(To do) Return each line of the data below verbatim; pictures are to be left out.

>> start

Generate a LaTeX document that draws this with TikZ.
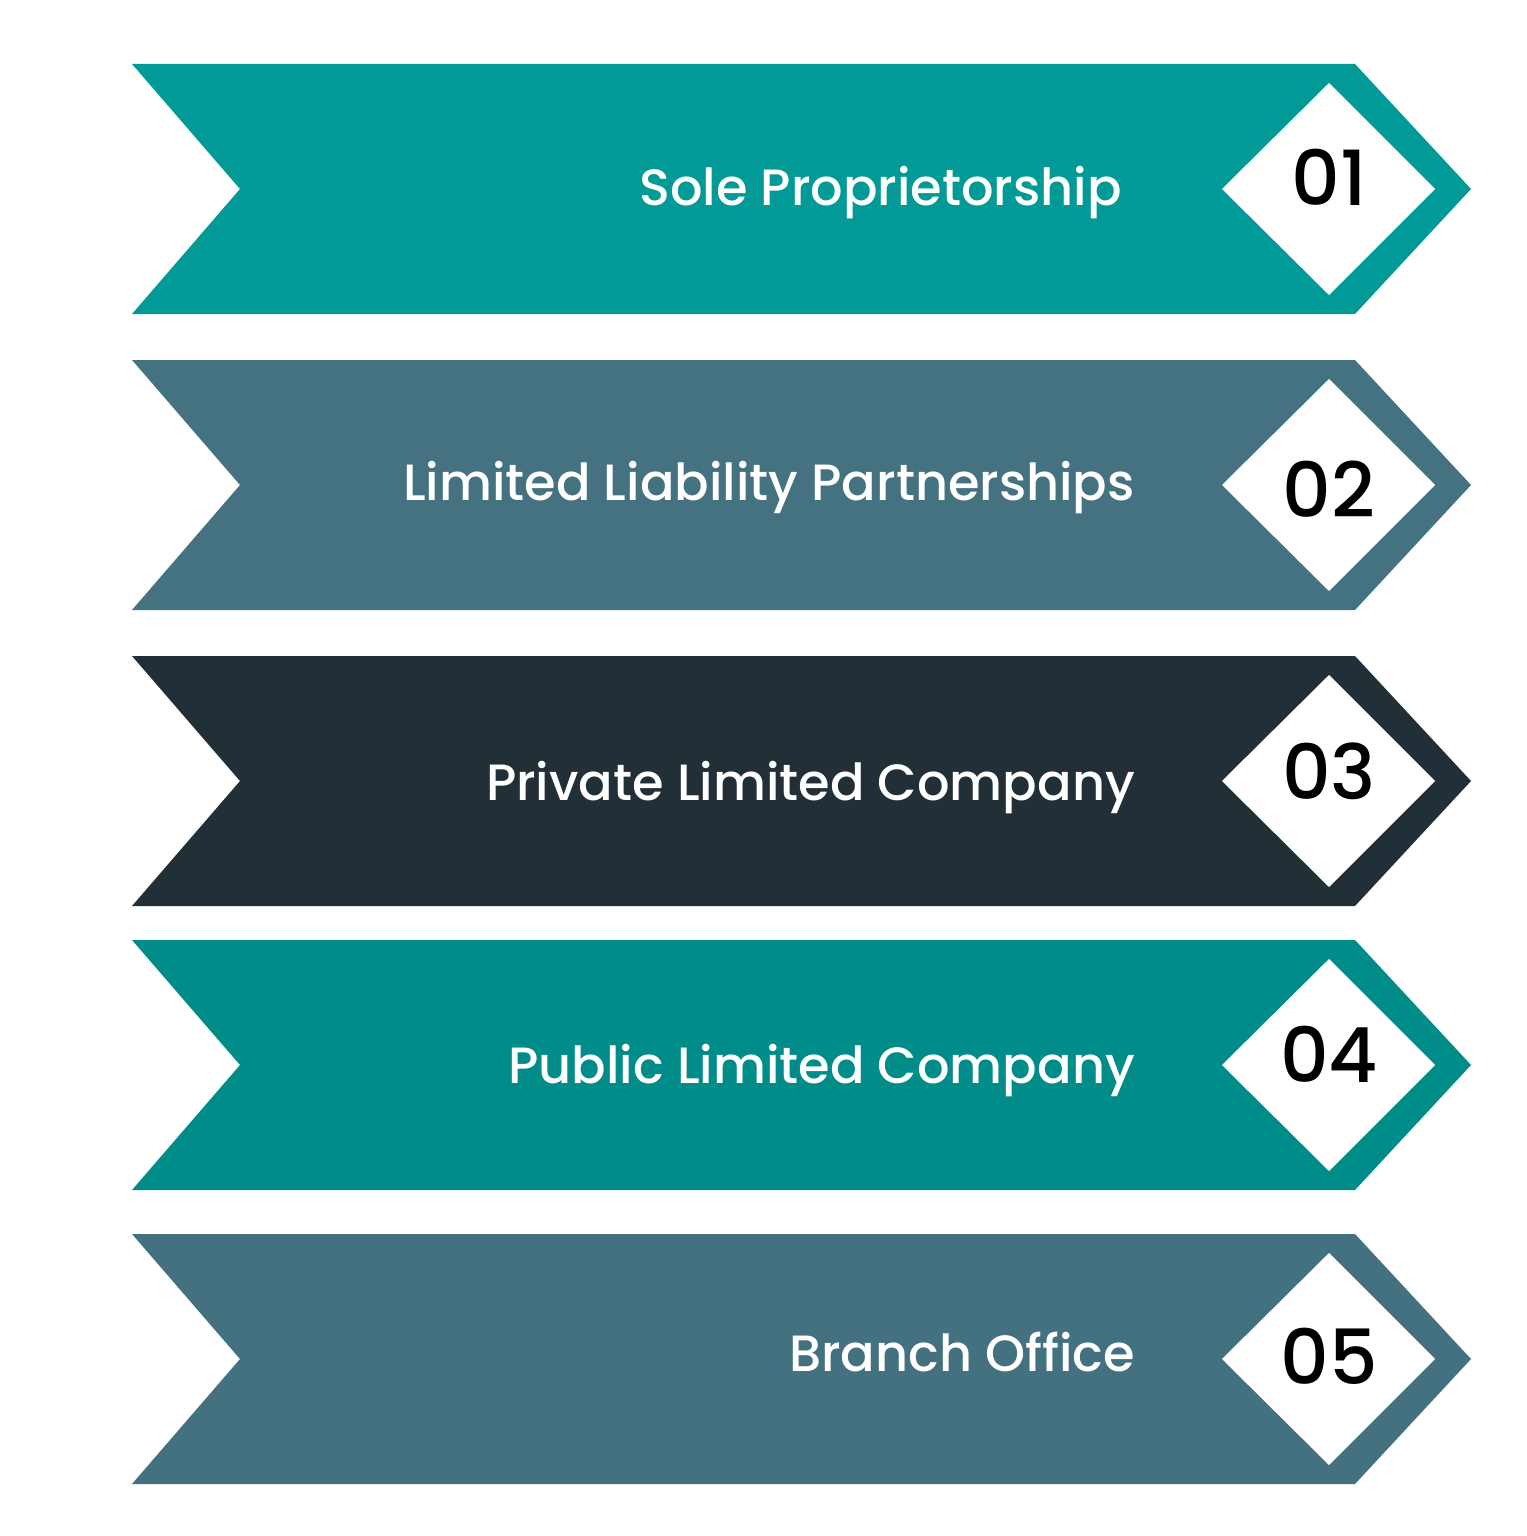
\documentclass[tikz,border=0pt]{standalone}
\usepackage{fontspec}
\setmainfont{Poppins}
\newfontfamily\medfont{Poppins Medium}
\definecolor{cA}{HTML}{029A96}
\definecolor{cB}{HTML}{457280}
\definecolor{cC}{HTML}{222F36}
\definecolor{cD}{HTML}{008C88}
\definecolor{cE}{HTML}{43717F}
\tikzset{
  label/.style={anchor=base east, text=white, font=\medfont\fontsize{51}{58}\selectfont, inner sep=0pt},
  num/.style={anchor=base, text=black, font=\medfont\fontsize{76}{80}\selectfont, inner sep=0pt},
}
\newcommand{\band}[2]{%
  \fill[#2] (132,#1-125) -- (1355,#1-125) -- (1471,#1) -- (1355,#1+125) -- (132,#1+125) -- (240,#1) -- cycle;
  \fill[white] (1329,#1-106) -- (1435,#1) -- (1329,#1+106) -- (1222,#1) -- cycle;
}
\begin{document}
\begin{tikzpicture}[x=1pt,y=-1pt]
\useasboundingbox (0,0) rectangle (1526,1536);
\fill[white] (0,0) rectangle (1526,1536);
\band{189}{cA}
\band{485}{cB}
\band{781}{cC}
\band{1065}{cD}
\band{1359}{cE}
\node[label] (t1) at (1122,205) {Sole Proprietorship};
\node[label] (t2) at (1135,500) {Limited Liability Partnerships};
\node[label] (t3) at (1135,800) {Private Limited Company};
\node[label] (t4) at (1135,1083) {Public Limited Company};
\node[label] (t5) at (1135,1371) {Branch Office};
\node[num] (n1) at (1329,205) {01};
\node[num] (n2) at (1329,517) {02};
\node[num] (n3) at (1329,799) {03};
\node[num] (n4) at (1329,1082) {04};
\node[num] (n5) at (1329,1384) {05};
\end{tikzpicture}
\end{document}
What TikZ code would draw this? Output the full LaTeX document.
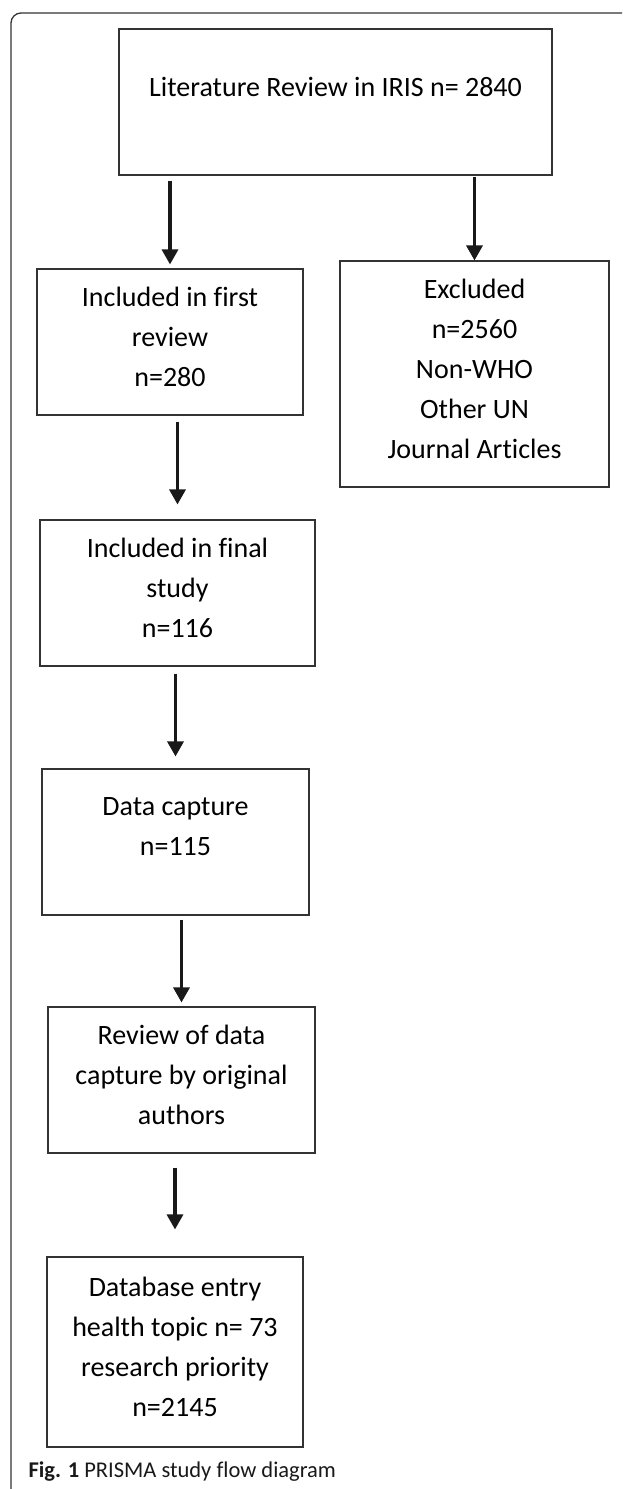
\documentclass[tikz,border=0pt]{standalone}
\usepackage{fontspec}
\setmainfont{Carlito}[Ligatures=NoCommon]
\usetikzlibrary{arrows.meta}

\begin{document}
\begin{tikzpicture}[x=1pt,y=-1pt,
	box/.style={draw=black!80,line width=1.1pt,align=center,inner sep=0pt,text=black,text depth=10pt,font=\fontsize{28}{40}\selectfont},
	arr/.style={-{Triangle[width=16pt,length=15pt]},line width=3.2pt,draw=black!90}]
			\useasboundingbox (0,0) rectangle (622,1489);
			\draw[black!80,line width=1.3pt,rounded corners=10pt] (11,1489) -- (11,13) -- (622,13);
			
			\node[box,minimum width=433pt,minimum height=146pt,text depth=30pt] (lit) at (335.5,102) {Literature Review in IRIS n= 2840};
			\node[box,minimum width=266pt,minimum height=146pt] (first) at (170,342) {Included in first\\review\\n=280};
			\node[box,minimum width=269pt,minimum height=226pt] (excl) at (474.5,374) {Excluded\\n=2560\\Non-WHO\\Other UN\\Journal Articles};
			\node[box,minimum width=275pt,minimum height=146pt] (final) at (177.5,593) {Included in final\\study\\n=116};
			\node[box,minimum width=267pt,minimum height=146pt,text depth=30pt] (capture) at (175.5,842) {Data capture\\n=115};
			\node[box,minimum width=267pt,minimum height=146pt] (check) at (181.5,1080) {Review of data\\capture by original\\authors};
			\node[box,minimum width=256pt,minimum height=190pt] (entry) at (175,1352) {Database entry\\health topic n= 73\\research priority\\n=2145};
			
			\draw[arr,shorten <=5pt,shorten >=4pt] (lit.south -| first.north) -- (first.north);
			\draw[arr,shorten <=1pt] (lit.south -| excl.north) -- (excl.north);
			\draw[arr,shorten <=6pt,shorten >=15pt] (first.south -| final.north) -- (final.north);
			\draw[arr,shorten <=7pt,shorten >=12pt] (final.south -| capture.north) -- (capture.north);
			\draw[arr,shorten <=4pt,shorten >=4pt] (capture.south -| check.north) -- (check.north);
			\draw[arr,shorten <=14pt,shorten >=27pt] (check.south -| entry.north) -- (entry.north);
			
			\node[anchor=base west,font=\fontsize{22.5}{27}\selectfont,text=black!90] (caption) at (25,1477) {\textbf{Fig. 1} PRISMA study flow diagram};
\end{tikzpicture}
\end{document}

>> end

(Response)
Generate a LaTeX document that draws this with TikZ.
\documentclass[tikz,border=0pt]{standalone}
\usepackage{fontspec}
\setmainfont{Poppins}
\newfontfamily\medfont{Poppins Medium}
\definecolor{cA}{HTML}{029A96}
\definecolor{cB}{HTML}{457280}
\definecolor{cC}{HTML}{222F36}
\definecolor{cD}{HTML}{008C88}
\definecolor{cE}{HTML}{43717F}
\tikzset{
  label/.style={anchor=base east, text=white, font=\medfont\fontsize{51}{58}\selectfont, inner sep=0pt},
  num/.style={anchor=base, text=black, font=\medfont\fontsize{76}{80}\selectfont, inner sep=0pt},
}
\newcommand{\band}[2]{%
  \fill[#2] (132,#1-125) -- (1355,#1-125) -- (1471,#1) -- (1355,#1+125) -- (132,#1+125) -- (240,#1) -- cycle;
  \fill[white] (1329,#1-106) -- (1435,#1) -- (1329,#1+106) -- (1222,#1) -- cycle;
}
\begin{document}
\begin{tikzpicture}[x=1pt,y=-1pt]
\useasboundingbox (0,0) rectangle (1526,1536);
\fill[white] (0,0) rectangle (1526,1536);
\band{189}{cA}
\band{485}{cB}
\band{781}{cC}
\band{1065}{cD}
\band{1359}{cE}
\node[label] (t1) at (1122,205) {Sole Proprietorship};
\node[label] (t2) at (1135,500) {Limited Liability Partnerships};
\node[label] (t3) at (1135,800) {Private Limited Company};
\node[label] (t4) at (1135,1083) {Public Limited Company};
\node[label] (t5) at (1135,1371) {Branch Office};
\node[num] (n1) at (1329,205) {01};
\node[num] (n2) at (1329,517) {02};
\node[num] (n3) at (1329,799) {03};
\node[num] (n4) at (1329,1082) {04};
\node[num] (n5) at (1329,1384) {05};
\end{tikzpicture}
\end{document}
What TikZ code would draw this? Output the full LaTeX document.
\documentclass[tikz,border=0pt]{standalone}
\usepackage{fontspec}
\setmainfont{Carlito}[Ligatures=NoCommon]
\usetikzlibrary{arrows.meta}

\begin{document}
\begin{tikzpicture}[x=1pt,y=-1pt,
	box/.style={draw=black!80,line width=1.1pt,align=center,inner sep=0pt,text=black,text depth=10pt,font=\fontsize{28}{40}\selectfont},
	arr/.style={-{Triangle[width=16pt,length=15pt]},line width=3.2pt,draw=black!90}]
			\useasboundingbox (0,0) rectangle (622,1489);
			\draw[black!80,line width=1.3pt,rounded corners=10pt] (11,1489) -- (11,13) -- (622,13);
			
			\node[box,minimum width=433pt,minimum height=146pt,text depth=30pt] (lit) at (335.5,102) {Literature Review in IRIS n= 2840};
			\node[box,minimum width=266pt,minimum height=146pt] (first) at (170,342) {Included in first\\review\\n=280};
			\node[box,minimum width=269pt,minimum height=226pt] (excl) at (474.5,374) {Excluded\\n=2560\\Non-WHO\\Other UN\\Journal Articles};
			\node[box,minimum width=275pt,minimum height=146pt] (final) at (177.5,593) {Included in final\\study\\n=116};
			\node[box,minimum width=267pt,minimum height=146pt,text depth=30pt] (capture) at (175.5,842) {Data capture\\n=115};
			\node[box,minimum width=267pt,minimum height=146pt] (check) at (181.5,1080) {Review of data\\capture by original\\authors};
			\node[box,minimum width=256pt,minimum height=190pt] (entry) at (175,1352) {Database entry\\health topic n= 73\\research priority\\n=2145};
			
			\draw[arr,shorten <=5pt,shorten >=4pt] (lit.south -| first.north) -- (first.north);
			\draw[arr,shorten <=1pt] (lit.south -| excl.north) -- (excl.north);
			\draw[arr,shorten <=6pt,shorten >=15pt] (first.south -| final.north) -- (final.north);
			\draw[arr,shorten <=7pt,shorten >=12pt] (final.south -| capture.north) -- (capture.north);
			\draw[arr,shorten <=4pt,shorten >=4pt] (capture.south -| check.north) -- (check.north);
			\draw[arr,shorten <=14pt,shorten >=27pt] (check.south -| entry.north) -- (entry.north);
			
			\node[anchor=base west,font=\fontsize{22.5}{27}\selectfont,text=black!90] (caption) at (25,1477) {\textbf{Fig. 1} PRISMA study flow diagram};
\end{tikzpicture}
\end{document}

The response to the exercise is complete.